The National Association of Bond Lawyers has suggested several changes to the proposed instructions to the Internal Revenue Service's Form 990 Schedule K, including a modification to wording the organization fears could force compliant nonprofit organizations to admit the possibility of future noncompliance.
In a letter sent to the IRS Monday, NABL requested several modifications be made to the agency's draft instructions, which were finalized last December and explain to charities how to fill out the new Form 990 and Schedule K. The schedule requires nonprofit organizations to provide detailed information about their tax-exempt bonds that are outstanding.
Under the new form and schedule, charitable and other nonprofit tax-exempt organizations with more than $100,000 of bonds outstanding to list any bonds issued after 2002 that are still outstanding for the 2008 tax year in forms to be filed in 2009. The agency gave borrowers a one-year delay in responding to detailed questions about the bond issues in Part II-Part IV of Schedule K. Those questions must be answered for the 2009 tax year in forms to be filed in 2010. IRS officials have said the detailed questions also would apply to refundings, possibly capturing some bonds issued earlier than 2002 that were refunded.
Bond attorneys and other muni market participants have expressed concern in the past that the new form places a significant record keeping and reporting burden on issuers.
The attorneys said in the letter that the phrasing in the portion of the form pertaining to private business use could prove troublesome to otherwise compliant issuers.
In the current version of the instructions, the IRS requests issuers to indicate if they entered into any management or service contracts involving bond-financed property that "may result in private business use."
However, NABL said the wording could force issuers to respond affirmatively to the request, even if they are confident that no private business use has taken place.
"NABL is concerned that an organization could be required to answer 'yes' because the agreements 'may' result in private business use, even though the organization had determined, perhaps through routinely checking with bond counsel, that the agreement does not," the letter stated.
Frederic Ballard Jr., a partner at Ballard Spahr Andrews & Ingersoll LLP, who co-chairs the subcommittee that drafted the letter, said the current wording makes ambiguous what groups should report to the IRS.
"The problem that the [IRS] and our comment are struggling with is: Should every potential private use be reported, or only the cases where we recognize that there is a private business use?" he asked.
Another significant change proposed by the group is an alternative format for the section of the form where charities report information about how their bond proceeds were used and for what purpose.
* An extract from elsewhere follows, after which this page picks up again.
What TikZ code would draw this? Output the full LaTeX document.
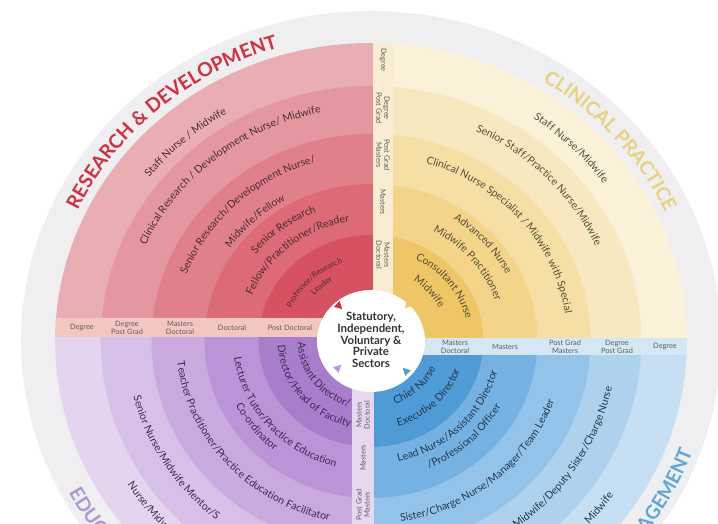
\documentclass[tikz,border=0pt]{standalone}
\usepackage{fontspec}
\setmainfont{Lato}
\usetikzlibrary{decorations.text}

\definecolor{greyring}{HTML}{EFEFF1}
\definecolor{rd1}{HTML}{E9AEB3}
\definecolor{rd2}{HTML}{E597A0}
\definecolor{rd3}{HTML}{E0808B}
\definecolor{rd4}{HTML}{DC6A77}
\definecolor{rd5}{HTML}{D65262}
\definecolor{yl1}{HTML}{FAF1D8}
\definecolor{yl2}{HTML}{F8E8BF}
\definecolor{yl3}{HTML}{F6DFA4}
\definecolor{yl4}{HTML}{F3D488}
\definecolor{yl5}{HTML}{EEC666}
\definecolor{bu1}{HTML}{C6DFF2}
\definecolor{bu2}{HTML}{AED2EE}
\definecolor{bu3}{HTML}{93C3E8}
\definecolor{bu4}{HTML}{76B2E1}
\definecolor{bu5}{HTML}{4F9BD6}
\definecolor{pu1}{HTML}{E4D4EE}
\definecolor{pu2}{HTML}{D6C0E7}
\definecolor{pu3}{HTML}{C8AADF}
\definecolor{pu4}{HTML}{B994D6}
\definecolor{pu5}{HTML}{A87ECC}
\definecolor{rdband}{HTML}{F4C6C0}
\definecolor{ylband}{HTML}{F8ECD2}
\definecolor{buband}{HTML}{D4E7F5}
\definecolor{puband}{HTML}{E8D8EF}
\definecolor{bandtext}{HTML}{5E5E5E}
\definecolor{rdtext}{HTML}{4A2C33}
\definecolor{yltext}{HTML}{574C3A}
\definecolor{butext}{HTML}{22384F}
\definecolor{putext}{HTML}{3B2A57}
\definecolor{rdhead}{HTML}{D0303F}
\definecolor{ylhead}{HTML}{E8D27F}
\definecolor{buhead}{HTML}{5FA6D9}
\definecolor{puhead}{HTML}{AE98CE}
\definecolor{hubtext}{HTML}{333333}

\tikzset{
% Small labels in the four bands, and the text in the middle
band label/.style={font=\fontsize{4.2}{4.6}\selectfont,text=bandtext,align=center,inner sep=0pt},
hub text/.style={font=\fontsize{6.5}{6.6}\selectfont\bfseries,text=hubtext,align=center,inner sep=0pt}
}
\newcommand{\rolefont}{\fontsize{6}{7}\selectfont}
\newcommand{\smallrole}{\fontsize{4.6}{5}\selectfont}
\newcommand{\headfont}{\fontsize{11}{12}\selectfont\bfseries}
% text on a ring: [align]{radius}{from angle}{to angle}{format}{text}
\newcommand{\ringtext}[6][center]{%
\path[decorate,decoration={text along path,text align=#1,text={|#5|#6}}]
  ({1.06*#2*cos(#3)},{#2*sin(#3)}) arc[start angle=#3,end angle=#4,x radius={1.06*#2},y radius=#2];}

\begin{document}
\begin{tikzpicture}[x=0.02cm,y=0.02cm]
\useasboundingbox (-371,-183) rectangle (347,341);
\clip (-371,-183) rectangle (347,341);
\fill[white] (-371,-183) rectangle (347,341);
\fill[greyring] (0,0) ellipse[x radius=350,y radius=330];

% the four quarters
\begin{scope}
\clip (-400,23) rectangle (2,400);
\foreach \r [count=\i] in {298,255,207,157,106}
  \fill[rd\i] (0,0) ellipse[x radius={1.06*\r},y radius=\r];
\end{scope}
\begin{scope}
\clip (22,3) rectangle (400,400);
\foreach \r [count=\i] in {298,255,207,157,106}
  \fill[yl\i] (0,0) ellipse[x radius={1.06*\r},y radius=\r];
\end{scope}
\begin{scope}
\clip (3,-14) rectangle (400,-400);
\foreach \r [count=\i] in {298,255,207,157,106}
  \fill[bu\i] (0,0) ellipse[x radius={1.06*\r},y radius=\r];
\end{scope}
\begin{scope}
\clip (-400,4) rectangle (-19,-400);
\foreach \r [count=\i] in {298,255,207,157,106}
  \fill[pu\i] (0,0) ellipse[x radius={1.06*\r},y radius=\r];
\end{scope}

% bands between the quarters
\begin{scope}
\clip (0,0) ellipse[x radius=316,y radius=298];
\fill[rdband] (-400,4) rectangle (2,23);
\fill[ylband] (2,3) rectangle (22,400);
\fill[buband] (3,-14) rectangle (400,3);
\fill[puband] (-19,-400) rectangle (3,4);
\end{scope}

\foreach \x/\t [count=\i] in {-289/Degree,-244/{Degree\\Post Grad},-191/{Masters\\Doctoral},-139/Doctoral,-81/Post Doctoral}
  \node[band label] (lb\i) at (\x,13.5) {\t};
\foreach \y/\t [count=\i] in {281/Degree,233/{Degree\\Post Grad},186/{Post Grad\\Masters},139/Masters,86/{Masters\\Doctoral}}
  \node[band label,rotate=-90] (tb\i) at (12,\y) {\t};
\foreach \x/\t [count=\i] in {84/{Masters\\Doctoral},134/Masters,194/{Post Grad\\Masters},246/{Degree\\Post Grad},294/Degree}
  \node[band label] (rb\i) at (\x,-5.5) {\t};
\foreach \y/\t [count=\i] in {-74/{Masters\\Doctoral},-117/Masters,-164/{Post Grad\\Masters}}
  \node[band label,rotate=90] (bb\i) at (-8,\y) {\t};

% hub
\fill[white] (0,0) ellipse[x radius=54,y radius=51];
\node[hub text] (hub) at (0,1) {Statutory,\\Independent,\\Voluntary \&\\Private\\Sectors};
\fill[rdhead,shift={(-32,35)},rotate=-45] (4.5,0) -- (-3,4) -- (-3,-4) -- cycle;
\fill[yl5,shift={(37,36)},rotate=225] (4.5,0) -- (-3,4) -- (-3,-4) -- cycle;
\fill[pu4,shift={(-33,-27)},rotate=45] (4.5,0) -- (-3,4) -- (-3,-4) -- cycle;
\fill[bu5,shift={(35,-30)},rotate=135] (4.5,0) -- (-3,4) -- (-3,-4) -- cycle;

% research & development
\ringtext{306}{212}{52}{\headfont\color{rdhead}}{RESEARCH {\&} DEVELOPMENT}
\ringtext{265}{213}{53}{\rolefont\color{rdtext}}{Staff Nurse / Midwife}
\ringtext{233}{210}{50}{\rolefont\color{rdtext}}{Clinical Research / Development Nurse/ Midwife}
\ringtext{186}{214}{54}{\rolefont\color{rdtext}}{Senior Research/Development Nurse/}
\ringtext{162}{214}{54}{\rolefont\color{rdtext}}{Midwife/Fellow}
\ringtext{139}{208}{48}{\rolefont\color{rdtext}}{Senior Research}
\ringtext{121}{210}{50}{\rolefont\color{rdtext}}{Fellow/Practitioner/Reader}
\ringtext{82}{214}{54}{\smallrole\color{rdtext}}{Professor/Research}
\ringtext{70}{212}{52}{\smallrole\color{rdtext}}{Leader}

% clinical practice
\ringtext{306}{120}{-40}{\headfont\color{ylhead}}{CLINICAL PRACTICE}
\ringtext{270}{124}{-36}{\rolefont\color{yltext}}{Staff Nurse/Midwife}
\ringtext{232}{123}{-37}{\rolefont\color{yltext}}{Senior Staff/Practice Nurse/Midwife}
\ringtext{185}{120}{-40}{\rolefont\color{yltext}}{Clinical Nurse Specialist / Midwife with Special}
\ringtext{144}{121}{-39}{\rolefont\color{yltext}}{Advanced Nurse}
\ringtext{124}{119}{-41}{\rolefont\color{yltext}}{Midwife Practitioner}
\ringtext{92}{117}{-43}{\rolefont\color{yltext}}{Consultant Nurse}
\ringtext{72}{120}{-40}{\rolefont\color{yltext}}{Midwife}

% management
\ringtext[right]{323}{-150}{-20}{\headfont\color{buhead}}{MANAGEMENT}
\ringtext{67}{-126}{34}{\rolefont\color{butext}}{Chief Nurse}
\ringtext{89}{-125}{35}{\rolefont\color{butext}}{Executive Director}
\ringtext{123}{-125}{35}{\rolefont\color{butext}}{Lead Nurse/Assistant Director}
\ringtext{139}{-126}{34}{\rolefont\color{butext}}{/Professional Officer}
\ringtext{183}{-129}{31}{\rolefont\color{butext}}{Sister/Charge Nurse/Manager/Team Leader}
\ringtext[right]{232}{-150}{-11.5}{\rolefont\color{butext}}{Midwife/Deputy Sister/Charge Nurse}
\ringtext[right]{276}{-150}{-34}{\rolefont\color{butext}}{Midwife}

% education
\ringtext[left]{323}{208}{330}{\headfont\color{puhead}}{EDUCATION}
\ringtext{69}{136}{296}{\rolefont\color{putext}}{Assistant Director/}
\ringtext{88}{139}{299}{\rolefont\color{putext}}{Director/Head of Faculty}
\ringtext{130}{140}{300}{\rolefont\color{putext}}{Lecturer Tutor/Practice Education}
\ringtext{143}{137}{297}{\rolefont\color{putext}}{Co-ordinator}
\ringtext{184}{141}{301}{\rolefont\color{putext}}{Teacher Practitioner/Practice Education Facilitator}
\ringtext[left]{231}{194}{330}{\rolefont\color{putext}}{Senior Nurse/Midwife Mentor/S}
\ringtext[left]{271}{212}{330}{\rolefont\color{putext}}{Nurse/Midwife}
\end{tikzpicture}
\end{document}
The attorneys said they believe their version falls more in line with the way post-issuance compliance is typically handled.
The NABL format "would reconcile sources and uses of proceeds in a manner that NABL believes would conform to typical post-issuance analysis by a bond user," the association stated in its letter.
Ballard said that since that proposed change would be made to the form itself and not the instructions, the IRS cannot consider it at this time, but that NABL still wanted to bring it to the agency's attention.
Several other suggestions included a number of changes to definitions or examples the IRS provided on the instructions to help organizations determine how to respond.
"One theme that many of the comments attempt to do is to help the [IRS] with their effort, which we support, to try to use plain English definitions for technical terms that are defined in the tax regulations," Ballard said. "As you can see, many of our comments do relate to trying to bridge that gap."